◆ Request: From the first line of the listing below to the line with "from matplotlib.colors import", print each line exactly, and nothing more. Leave out the pictures.

---------------

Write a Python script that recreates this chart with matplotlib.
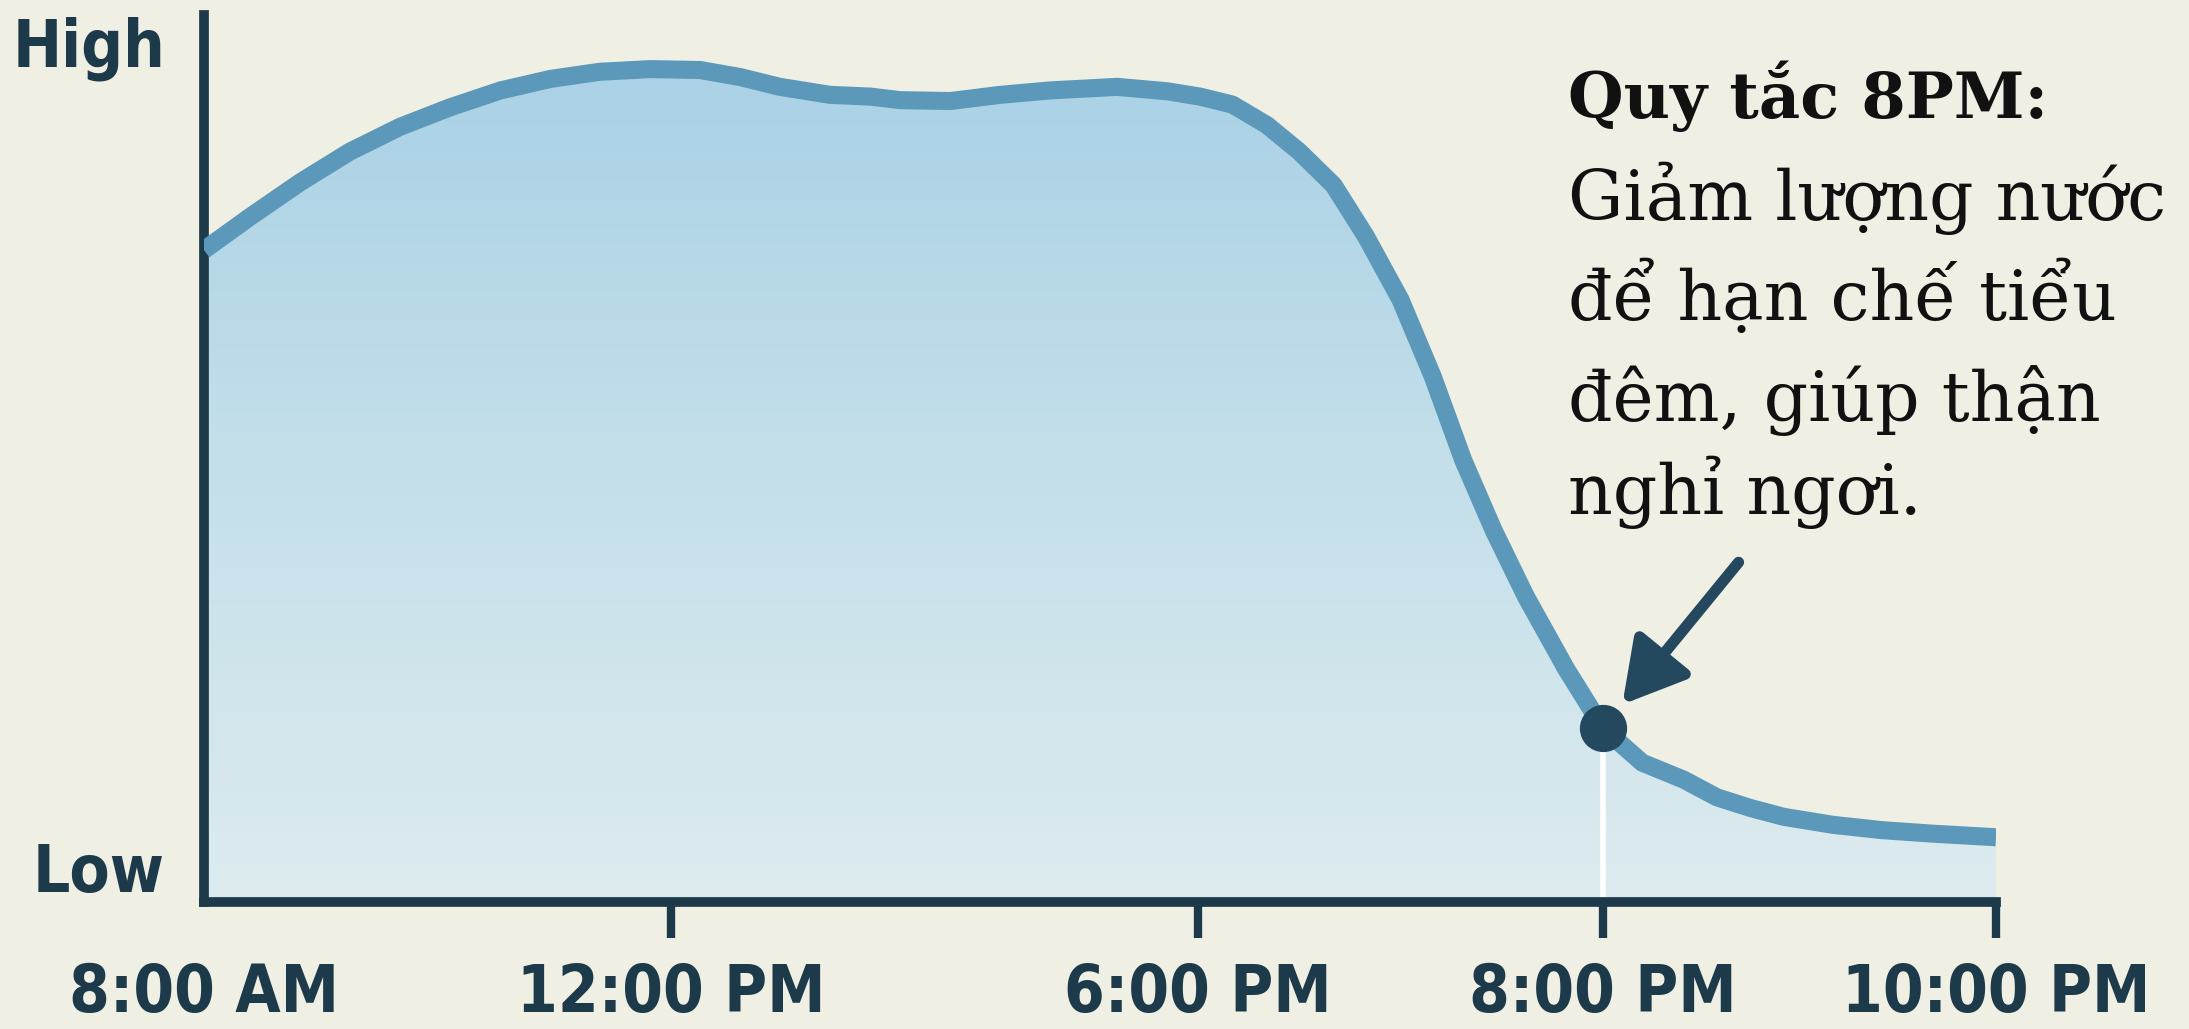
import numpy as np
import matplotlib
matplotlib.use("Agg")
import matplotlib.pyplot as plt
from matplotlib import font_manager as fm
from matplotlib.colors import LinearSegmentedColormap

# data (hours of the day, relative level 0-100)
hours = [8.0, 8.39, 8.82, 9.25, 9.68, 10.11, 10.54, 10.97, 11.39, 11.82,
         12.33, 12.79, 13.24, 13.81, 14.27, 14.61, 15.18, 15.75, 16.32, 17.08,
         17.65, 18.01, 18.17, 18.34, 18.50, 18.67, 18.83, 19.00, 19.16, 19.31,
         19.46, 19.62, 19.82, 20.0, 20.20, 20.41, 20.58, 20.75, 20.92, 21.17,
         21.42, 21.68, 22.0]
level = [73.5, 77.2, 81.1, 84.6, 87.4, 89.6, 91.5, 92.8, 93.6, 93.9,
         93.8, 93.0, 91.9, 91.0, 90.8, 90.4, 90.3, 91.0, 91.5, 91.9,
         91.4, 90.8, 89.9, 87.6, 84.6, 80.8, 75.0, 67.9, 59.2, 49.8,
         41.9, 34.4, 26.2, 19.6, 15.7, 13.8, 11.8, 10.6, 9.6, 8.7,
         8.1, 7.7, 7.3]
tick_hours = [8, 12, 18, 20, 22]
tick_labels = ["8:00 AM", "12:00 PM", "6:00 PM", "8:00 PM", "10:00 PM"]
ylabels = ["Low", "High"]
ylabel_pos = [3.9, 97.0]
rule_hour = 20
rule_level = 19.6
note_title = "Quy tắc 8PM:"
note_lines = ["Giảm lượng nước", "để hạn chế tiểu", "đêm, giúp thận", "nghỉ ngơi."]

# layout
W, H = 2189, 1029
tick_px = [204, 671, 1198, 1603, 1996]
bg = "#F0EFE3"
dark = "#1C3A4A"
line_col = "#5B98B9"
dot_col = "#24495F"
serif = ["DejaVu Serif", "Liberation Serif"]


def pick_narrow():
    # look for any condensed / narrow sans face, bold preferred
    best, best_score = None, -1
    for f in fm.fontManager.ttflist:
        n = f.name
        if "Serif" in n or "Mono" in n:
            continue
        st = str(f.stretch)
        if not ("Condensed" in n or "Narrow" in n or "condensed" in st):
            continue
        w = f.weight if isinstance(f.weight, int) else (700 if "bold" in str(f.weight) else 400)
        score = 100 - abs(w - 700) / 10
        if f.style != "normal":
            score -= 50
        if score > best_score:
            best, best_score = f.fname, score
    return best


narrow = pick_narrow()
if narrow:
    lab_font = fm.FontProperties(fname=narrow, size=47)
else:
    lab_font = fm.FontProperties(family=["Roboto", "DejaVu Sans"], weight="bold", size=42)

# uneven time axis, piecewise linear like the picture
kh = np.array([0.0] + tick_hours + [30.0])
kp = np.array([tick_px[0] - 8 * 116.75] + tick_px + [tick_px[-1] + 8 * 196.5])


def fwd(h):
    return np.interp(h, kh, kp)


def inv(p):
    return np.interp(p, kp, kh)


fig = plt.figure(figsize=(W / 100, H / 100), dpi=100, facecolor=bg)
ax = fig.add_axes([204 / W, 127 / H, (1996 - 204) / W, (902 - 15) / H])
ax.set_facecolor(bg)
ax.set_xscale("function", functions=(fwd, inv))
ax.set_xlim(8, 22)
ax.set_ylim(0, 100)

# gradient fill under the curve
poly = ax.fill_between(hours, level, 0, color="none", lw=0)
cmap = LinearSegmentedColormap.from_list("fill", ["#DDEBEE", "#C3DFEA", "#A6CFE5"])
grad = np.linspace(0, 1, 256).reshape(-1, 1)
im = ax.imshow(grad, cmap=cmap, origin="lower", extent=[8, 22, 0, 100],
               aspect="auto", zorder=1)
im.set_clip_path(poly.get_paths()[0], transform=ax.transData)

ax.vlines(rule_hour, 0, rule_level, color="white", lw=4, zorder=2)
ax.plot(hours, level, color=line_col, lw=13, solid_capstyle="butt",
        solid_joinstyle="round", zorder=3)
ax.plot(rule_hour, rule_level, "o", ms=33, color=dot_col, zorder=5)

ax.annotate("", xy=(rule_hour, rule_level), xytext=(20.69, 38.3),
            arrowprops=dict(arrowstyle="-|>,head_length=1.5,head_width=0.85",
                            lw=8, color=dot_col, mutation_scale=25,
                            shrinkA=0, shrinkB=22), zorder=6)

for s in ["top", "right"]:
    ax.spines[s].set_visible(False)
for s in ["left", "bottom"]:
    ax.spines[s].set_linewidth(7)
    ax.spines[s].set_color(dark)
    ax.spines[s].set_capstyle("projecting")

ax.set_xticks(tick_hours)
ax.set_xticklabels(tick_labels, fontproperties=lab_font, color=dark)
ax.tick_params(axis="x", length=26, width=6, color=dark, pad=17)
ax.xaxis.get_major_ticks()[0].tick1line.set_visible(False)
ax.set_yticks(ylabel_pos)
ax.set_yticklabels(ylabels, fontproperties=lab_font, color=dark)
ax.tick_params(axis="y", length=0, pad=28)

tx = 1568 / W
fig.text(tx, 1 - 118 / H, note_title, family=serif, weight="bold",
         fontsize=46, color="#111111", va="baseline")
for i, t in enumerate(note_lines):
    fig.text(tx, 1 - [220, 320, 421, 514][i] / H, t, family=serif,
             fontsize=50, color="#111111", va="baseline")

fig.savefig("out.png", dpi=100, facecolor=bg)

---------------

◆ Reply to the exercise:
Write a Python script that recreates this chart with matplotlib.
import numpy as np
import matplotlib
matplotlib.use("Agg")
import matplotlib.pyplot as plt
from matplotlib import font_manager as fm
from matplotlib.colors import LinearSegmentedColormap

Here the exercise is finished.